**Task requirements:** Set the lines down again exactly, first line through the line that contains "import plotly.graph_objects as go", with no pictures.

**Given information:**
════════
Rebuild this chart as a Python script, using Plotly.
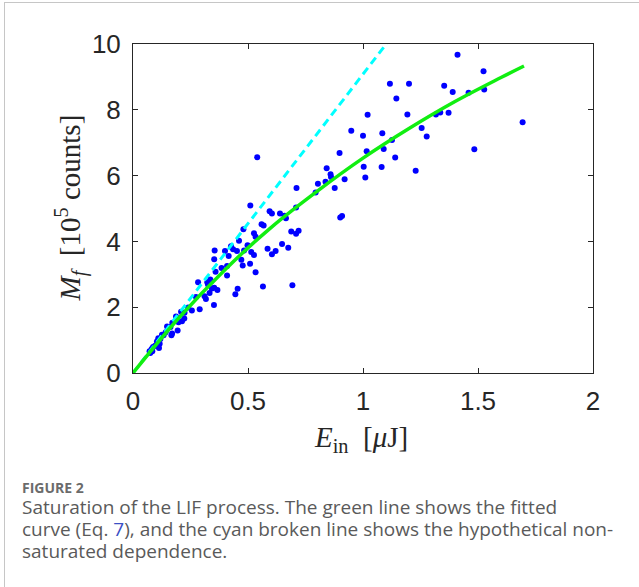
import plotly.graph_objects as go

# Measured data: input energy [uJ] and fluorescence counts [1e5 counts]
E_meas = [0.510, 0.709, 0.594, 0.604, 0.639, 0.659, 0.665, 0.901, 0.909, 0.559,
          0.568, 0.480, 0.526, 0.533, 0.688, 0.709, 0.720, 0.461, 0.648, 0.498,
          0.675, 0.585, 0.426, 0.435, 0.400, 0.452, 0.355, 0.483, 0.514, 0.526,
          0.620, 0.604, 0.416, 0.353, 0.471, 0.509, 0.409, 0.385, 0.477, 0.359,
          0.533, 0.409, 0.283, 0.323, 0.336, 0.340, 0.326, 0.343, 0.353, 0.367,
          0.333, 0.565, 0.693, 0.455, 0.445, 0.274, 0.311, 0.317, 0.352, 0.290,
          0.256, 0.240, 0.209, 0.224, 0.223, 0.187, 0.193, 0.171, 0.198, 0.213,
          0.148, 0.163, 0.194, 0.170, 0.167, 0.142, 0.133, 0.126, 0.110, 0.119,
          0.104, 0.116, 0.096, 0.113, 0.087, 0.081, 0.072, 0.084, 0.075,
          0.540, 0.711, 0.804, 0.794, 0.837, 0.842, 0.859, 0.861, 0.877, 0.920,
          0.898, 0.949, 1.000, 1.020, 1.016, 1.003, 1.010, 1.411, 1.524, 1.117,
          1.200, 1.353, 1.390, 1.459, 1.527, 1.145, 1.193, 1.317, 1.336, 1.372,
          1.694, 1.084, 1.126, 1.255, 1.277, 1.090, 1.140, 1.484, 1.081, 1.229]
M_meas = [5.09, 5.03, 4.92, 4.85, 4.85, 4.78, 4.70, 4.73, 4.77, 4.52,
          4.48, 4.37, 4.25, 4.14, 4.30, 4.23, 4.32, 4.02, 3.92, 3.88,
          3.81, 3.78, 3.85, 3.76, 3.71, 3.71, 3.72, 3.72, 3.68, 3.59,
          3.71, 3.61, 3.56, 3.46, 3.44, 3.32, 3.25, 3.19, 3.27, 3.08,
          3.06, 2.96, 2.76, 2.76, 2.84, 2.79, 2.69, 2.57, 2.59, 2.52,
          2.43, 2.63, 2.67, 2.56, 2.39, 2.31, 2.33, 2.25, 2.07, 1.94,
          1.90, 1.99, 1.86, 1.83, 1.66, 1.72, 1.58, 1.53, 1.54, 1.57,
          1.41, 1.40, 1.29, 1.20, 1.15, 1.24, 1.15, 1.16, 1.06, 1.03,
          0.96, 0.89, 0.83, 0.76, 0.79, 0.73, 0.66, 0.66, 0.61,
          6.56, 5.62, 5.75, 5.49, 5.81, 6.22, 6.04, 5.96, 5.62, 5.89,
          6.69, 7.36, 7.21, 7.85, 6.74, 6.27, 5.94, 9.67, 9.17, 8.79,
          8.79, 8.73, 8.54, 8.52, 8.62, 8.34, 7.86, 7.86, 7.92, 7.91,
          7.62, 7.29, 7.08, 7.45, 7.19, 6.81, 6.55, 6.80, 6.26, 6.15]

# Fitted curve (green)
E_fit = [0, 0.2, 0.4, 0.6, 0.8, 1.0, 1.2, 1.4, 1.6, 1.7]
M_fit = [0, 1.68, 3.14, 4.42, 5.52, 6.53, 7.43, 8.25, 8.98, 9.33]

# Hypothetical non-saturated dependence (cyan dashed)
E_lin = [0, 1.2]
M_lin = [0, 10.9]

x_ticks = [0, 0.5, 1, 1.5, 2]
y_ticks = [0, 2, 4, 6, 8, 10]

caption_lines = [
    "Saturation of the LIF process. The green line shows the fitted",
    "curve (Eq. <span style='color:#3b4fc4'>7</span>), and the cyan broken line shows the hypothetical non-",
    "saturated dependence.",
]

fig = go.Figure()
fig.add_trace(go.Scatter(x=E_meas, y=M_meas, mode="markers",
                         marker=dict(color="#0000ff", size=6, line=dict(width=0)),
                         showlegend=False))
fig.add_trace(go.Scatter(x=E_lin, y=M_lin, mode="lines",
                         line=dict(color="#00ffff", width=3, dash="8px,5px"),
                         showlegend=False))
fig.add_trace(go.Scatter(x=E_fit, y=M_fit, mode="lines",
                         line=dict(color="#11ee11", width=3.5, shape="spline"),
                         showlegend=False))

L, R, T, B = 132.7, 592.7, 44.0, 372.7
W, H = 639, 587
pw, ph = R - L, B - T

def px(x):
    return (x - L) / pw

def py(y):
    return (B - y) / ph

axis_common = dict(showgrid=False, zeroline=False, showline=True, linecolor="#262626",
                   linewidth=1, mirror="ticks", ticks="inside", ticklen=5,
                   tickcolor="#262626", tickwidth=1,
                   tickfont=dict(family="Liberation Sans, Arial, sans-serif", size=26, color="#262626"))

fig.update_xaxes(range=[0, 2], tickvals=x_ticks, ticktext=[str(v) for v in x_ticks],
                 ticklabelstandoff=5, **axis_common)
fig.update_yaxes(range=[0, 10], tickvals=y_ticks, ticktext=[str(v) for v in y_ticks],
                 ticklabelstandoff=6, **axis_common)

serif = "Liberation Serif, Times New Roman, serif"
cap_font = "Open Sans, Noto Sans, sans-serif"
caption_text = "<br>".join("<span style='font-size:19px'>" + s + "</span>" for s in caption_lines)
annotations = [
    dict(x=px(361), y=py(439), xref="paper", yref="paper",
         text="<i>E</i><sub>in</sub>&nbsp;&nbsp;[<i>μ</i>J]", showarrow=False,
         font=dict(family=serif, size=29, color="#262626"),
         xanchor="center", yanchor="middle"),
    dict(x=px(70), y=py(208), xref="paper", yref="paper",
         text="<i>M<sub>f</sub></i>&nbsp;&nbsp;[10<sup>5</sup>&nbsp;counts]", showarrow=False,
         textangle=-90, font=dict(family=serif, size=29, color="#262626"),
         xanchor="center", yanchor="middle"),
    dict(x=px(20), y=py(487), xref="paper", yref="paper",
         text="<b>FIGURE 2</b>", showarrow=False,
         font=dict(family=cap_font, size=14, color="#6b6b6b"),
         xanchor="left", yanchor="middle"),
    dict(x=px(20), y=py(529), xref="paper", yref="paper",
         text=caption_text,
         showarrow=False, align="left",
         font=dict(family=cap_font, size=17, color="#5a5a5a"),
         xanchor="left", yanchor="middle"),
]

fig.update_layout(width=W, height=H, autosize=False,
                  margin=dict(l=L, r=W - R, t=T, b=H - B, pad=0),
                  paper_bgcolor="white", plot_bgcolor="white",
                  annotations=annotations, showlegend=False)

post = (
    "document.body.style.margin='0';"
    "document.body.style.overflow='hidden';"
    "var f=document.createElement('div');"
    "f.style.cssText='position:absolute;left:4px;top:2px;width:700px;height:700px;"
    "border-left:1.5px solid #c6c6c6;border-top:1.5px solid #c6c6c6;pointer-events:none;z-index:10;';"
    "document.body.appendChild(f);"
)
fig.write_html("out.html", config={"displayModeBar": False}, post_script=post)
════════
**Answer to the task:**
Rebuild this chart as a Python script, using Plotly.
import plotly.graph_objects as go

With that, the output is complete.